A federal judge this week handed down an 87‑month prison sentence to Raul Saucedo‑Huipio, a Mexicali manager in a sprawling human‑smuggling network. The Department of Justice says this operation moved hundreds of migrants from Asia, Africa, Latin America and the Middle East into U.S. border corridors while charging them huge fees and abusing them along the way. This prosecution shows law enforcement can catch and punish smugglers — but it also exposes how broken border policy makes that work harder than it should be.

The sentence and the scheme: what we now know

According to federal prosecutors, Saucedo‑Huipio ran part of a transnational smuggling ring that moved well over 200 people from countries like Bangladesh, Pakistan, Egypt and several in Central and South America. He pleaded guilty and was sentenced after being arrested in Mexico and extradited to the United States. Assistant Attorney General A. Tysen Duva summed it up plainly: “Human smuggling is not a victimless crime.” Those are strong words from the Justice Department — and they describe an ugly business model that treated migrants like inventory to be moved and robbed.

How the smugglers operated and preyed on people

Prosecutors say the network used ladders, holes in the fence and even planks over waterways to put people across the border. Members of the gang often showed up armed and then robbed migrants of cash and phones. The Treasury Department’s sanctions work later tied this Mexicali network to a broader transnational criminal structure and found the fees charged to migrants ranged into the tens of thousands of dollars. Special Agent in Charge Jason T. Stevens described the smugglers as violent and profit‑driven — and the evidence shows they weren’t shy about hurting children or adults to keep their operation running.

Enforcement wins are good, but policy failures let smugglers thrive

Joint Task Force Alpha and other federal partners deserve credit for dismantling parts of this network and winning convictions. The Treasury’s targeting of the organization shows a smart use of financial pressure. But arrests and sanctions are reactive tools.

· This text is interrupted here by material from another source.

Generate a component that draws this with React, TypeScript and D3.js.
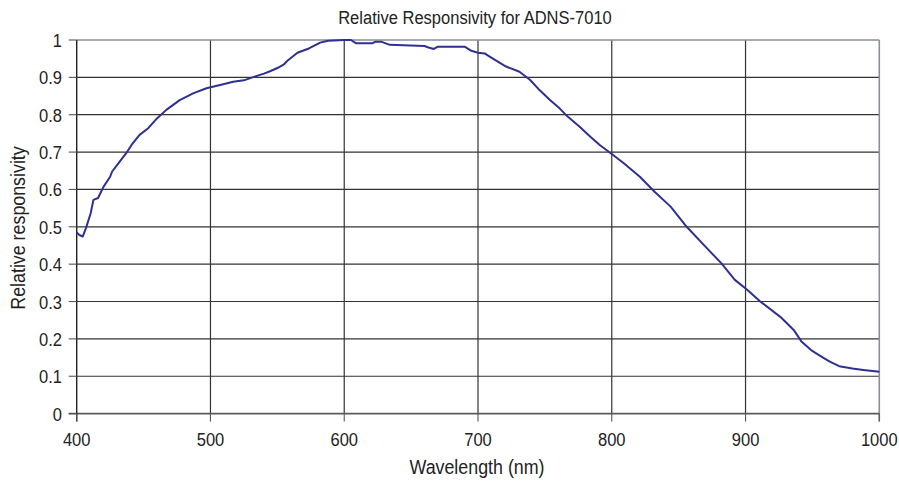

As long as the border remains a place where smugglers can make huge profits moving people, the incentive for traffickers will remain. If our policy goal is to reduce human smuggling, we need consistent border enforcement, smarter cooperation with Mexico to cut logistics and lodging that feed these rings, and immigration rules that stop rewarding dangerous journeys.

Wrap up: justice served, but the fight goes on

The 87‑month sentence is a meaningful step. It puts a manager of a cruel, multinational smuggling operation behind bars and sends a message that these crimes will not be ignored. Still, prosecutions alone won’t solve the problem. If Americans want fewer human‑smuggling headlines and fewer victims left stranded and robbed, lawmakers must stop treating the border like a suggestion and start treating it like national security. Until then, smugglers will keep finding ways to turn chaos into cash — and citizens will keep paying the price.